Theme
Acting Cybernetically
2019 Annual Conference of the American Society for Cybernetics
Theme
What difference does it make?
When the sensorimotor rubber hits the phenomenal road , how does being a cybernetician make a difference that makes a difference to how we act and understand? What difference can cybernetics make to the ways in which we navigate the worlds of distinctions that we both construct and live?
An unfinished revolution.
Since “second-order cybernetics” shifted attention from observed to observing systems, its theoretical, epistemological and ethical bases have been extensively developed.Yet, the formation of second-order cybernetics remains an unfinished revolution .
Acting and performing
Cybernetics is concerned not just with ways of thinking and understanding, but also with ways of living and acting in the world . This is reflected in the performative, material and socially engaged character of prominent cybernetic projects, such as Stafford Beer’s Project Cybersyn , the Fun Palace (on which Gordon Pask collaborated with architect Cedric Price and theatre director Joan Littlewood), and the School for Designing Society (Susan Parenti, Mark Enslin, and many others).
This is also manifest in the contemporary resurgence of cybernetics and systems thinking within creative disciplines, challenging and clarifying practice, research and education; and in the ambition, first articulated by Margaret Mead at the inaugural meeting of the American Society for Cybernetics, that cybernetics be organized in accordance with its own insights.

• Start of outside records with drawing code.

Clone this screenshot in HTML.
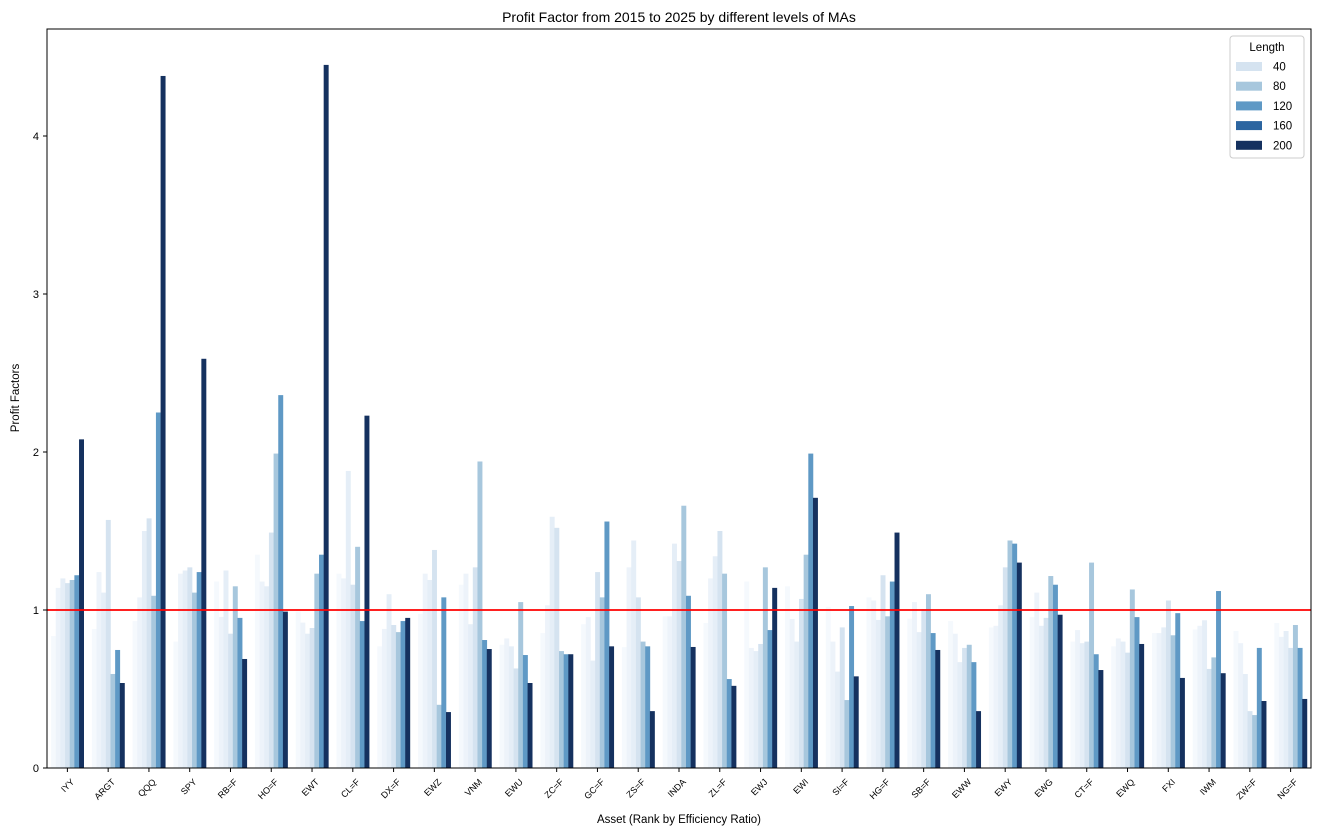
<!DOCTYPE html>
<html><head><meta charset="utf-8"><style>
body{margin:0;background:#fff;}
svg{display:block;font-family:"Liberation Sans",sans-serif;}
</style></head><body>
<svg id="chart" width="1320" height="836" viewBox="0 0 1320 836">
<text x="679" y="22" font-size="14" text-anchor="middle">Profit Factor from 2015 to 2025 by different levels of MAs</text>
<g id="bars"></g>
<g id="yaxis"></g>
<g id="xaxis"></g>
<line x1="47" x2="1311" y1="610" y2="610" stroke="#ff0000" stroke-width="1.8"/>
<rect x="47" y="29" width="1264" height="739" fill="none" stroke="#000" stroke-width="1"/>
<text transform="translate(19,398) rotate(-90)" font-size="11.5" text-anchor="middle">Profit Factors</text>
<text x="679" y="823" font-size="11.5" text-anchor="middle">Asset (Rank by Efficiency Ratio)</text>
<g>
<rect x="1230" y="36" width="74" height="122" rx="3" fill="#fff" fill-opacity="0.8" stroke="#ccc"/>
<text x="1267" y="51" font-size="11.5" text-anchor="middle">Length</text>
<g id="legend-items"></g>
</g>
</svg>
<script>
const categories = ["IYY","ARGT","QQQ","SPY","RB=F","HO=F","EWT","CL=F","DX=F","EWZ","VNM","EWU","ZC=F","GC=F","ZS=F","INDA","ZL=F","EWJ","EWI","SI=F","HG=F","SB=F","EWW","EWY","EWG","CT=F","EWQ","FXI","IWM","ZW=F","NG=F"];
const s1 = [0.835,0.88,0.93,0.80,1.18,1.35,0.99,1.23,0.77,0.975,1.16,0.78,0.854,0.91,0.765,0.96,0.918,1.18,1.15,1.02,1.08,0.945,0.93,0.89,0.955,0.80,0.77,0.854,0.876,0.867,0.918];
const s2 = [1.14,1.24,1.08,1.23,0.956,1.18,0.92,1.20,0.88,1.23,1.23,0.82,1.03,0.955,1.27,0.96,1.20,0.76,0.943,0.80,1.06,1.05,0.85,0.90,1.11,0.873,0.82,0.854,0.90,0.79,0.83];
const s3 = [1.20,1.11,1.50,1.25,1.25,1.15,0.85,1.88,1.10,1.19,0.91,0.77,1.59,0.68,1.44,1.42,1.34,0.74,0.80,0.61,0.937,0.86,0.67,1.03,0.90,0.79,0.80,0.89,0.935,0.595,0.867];
const s4 = [1.17,1.57,1.58,1.27,0.85,1.49,0.886,1.16,0.905,1.38,1.27,0.63,1.52,1.24,1.08,1.31,1.50,0.785,1.07,0.89,1.22,1.006,0.76,1.27,0.95,0.80,0.73,1.06,0.627,0.36,0.76];
const s5 = [1.19,0.595,1.09,1.11,1.15,1.99,1.23,1.40,0.86,0.40,1.94,1.05,0.74,1.08,0.80,1.66,1.23,1.27,1.35,0.43,0.96,1.10,0.78,1.44,1.215,1.30,1.13,0.84,0.70,0.335,0.905];
const s6 = [1.22,0.747,2.25,1.24,0.95,2.36,1.35,0.93,0.93,1.08,0.81,0.715,0.72,1.56,0.77,1.09,0.563,0.873,1.99,1.025,1.18,0.854,0.67,1.42,1.16,0.72,0.955,0.98,1.12,0.76,0.76];
const s7 = [2.08,0.538,4.38,2.59,0.69,0.99,4.45,2.23,0.95,0.354,0.753,0.538,0.72,0.77,0.36,0.766,0.52,1.14,1.71,0.58,1.49,0.747,0.36,1.30,0.97,0.62,0.785,0.57,0.60,0.424,0.437];
const yTicks = [0,1,2,3,4];
const legendLabels = ["40","80","120","160","200"];

const series = [s1,s2,s3,s4,s5,s6,s7];
const colors = ["#f5f9fd","#edf3fa","#e5eef7","#d5e3f0","#a7c7dd","#5f99c5","#15315f"];
const legendColors = ["#d5e3f0","#a7c7dd","#5f99c5","#2c65a0","#15315f"];
const NS = "http://www.w3.org/2000/svg";
const L=47,R=1311,B=768,PXU=158;
const step=(R-L)/categories.length;
const xC=i=>L+step*(i+0.5);
const yS=v=>B-v*PXU;
const bw=step*0.8/series.length;
const bars=document.getElementById('bars');
series.forEach((s,k)=>{
  s.forEach((v,i)=>{
    const r=document.createElementNS(NS,'rect');
    
    
    const x=xC(i)-step*0.4+k*bw;
    r.setAttribute('x',x.toFixed(2));
    r.setAttribute('width',(bw+0.3).toFixed(2));
    r.setAttribute('y',yS(v).toFixed(2));
    r.setAttribute('height',(v*PXU).toFixed(2));
    r.setAttribute('fill',colors[k]);
    bars.appendChild(r);
  });
});
const ya=document.getElementById('yaxis');
yTicks.forEach(t=>{
  const y=yS(t);
  const ln=document.createElementNS(NS,'line');
  
  
  ln.setAttribute('x1',L-4);ln.setAttribute('x2',L);ln.setAttribute('y1',y);ln.setAttribute('y2',y);ln.setAttribute('stroke','#000');
  ya.appendChild(ln);
  const tx=document.createElementNS(NS,'text');
  
  
  tx.setAttribute('x',L-8);tx.setAttribute('y',y+4);tx.setAttribute('font-size','11');tx.setAttribute('text-anchor','end');
  tx.textContent=t;
  ya.appendChild(tx);
});
const xa=document.getElementById('xaxis');
categories.forEach((c,i)=>{
  const x=xC(i);
  const ln=document.createElementNS(NS,'line');
  
  
  ln.setAttribute('x1',x);ln.setAttribute('x2',x);ln.setAttribute('y1',B);ln.setAttribute('y2',B+4);ln.setAttribute('stroke','#000');
  xa.appendChild(ln);
  const tx=document.createElementNS(NS,'text');
  
  
  tx.setAttribute('transform','translate('+(x+3)+','+(B+10)+') rotate(-45)');
  tx.setAttribute('font-size','9');tx.setAttribute('text-anchor','end');tx.setAttribute('dominant-baseline','hanging');
  tx.textContent=c;
  xa.appendChild(tx);
});
const lg=document.getElementById('legend-items');
legendLabels.forEach((lab,j)=>{
  const y=66+j*19.7;
  const r=document.createElementNS(NS,'rect');
  
  
  r.setAttribute('x',1236);r.setAttribute('y',y-4);r.setAttribute('width',26);r.setAttribute('height',9);r.setAttribute('fill',legendColors[j]);
  lg.appendChild(r);
  const t=document.createElementNS(NS,'text');
  
  
  t.setAttribute('x',1273);t.setAttribute('y',y+4.5);t.setAttribute('font-size','11.5');
  t.textContent=lab;
  lg.appendChild(t);
});
</script>
</body></html>
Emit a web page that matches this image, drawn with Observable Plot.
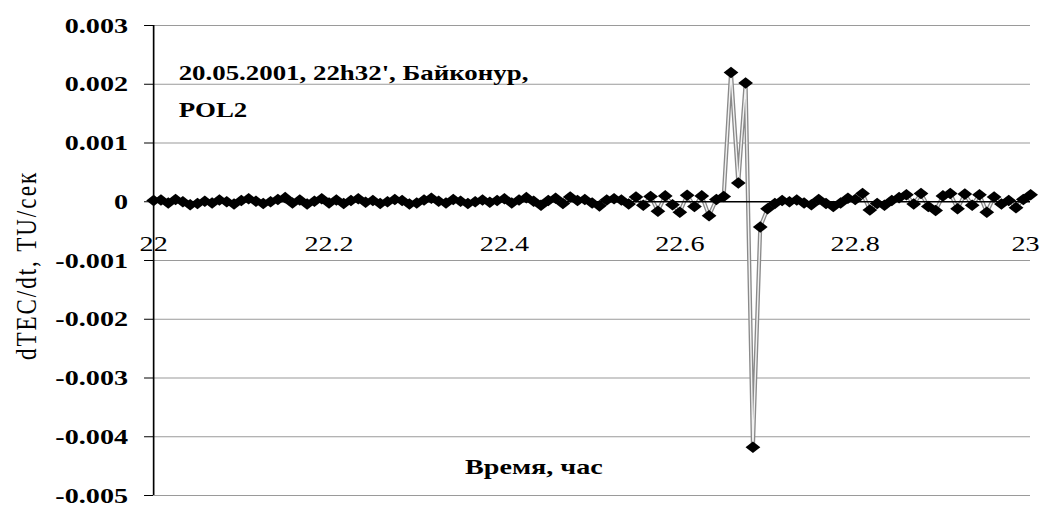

Manifesting our reflections
How do commitments to second-order cybernetics manifest themselves in our daily experiences and relationships? How do we (and how may we better) see ourselves, act, relate, and live on this planet earth? Is it enough to lay claim to an epistemology without having it engage with our practices in the world? We say we include “the observer”; but then what? The acknowledgement of inclusion is not an end in itself, but raises questions over who is and is not included in what, how inclusion becomes manifest, and on whose terms it is based.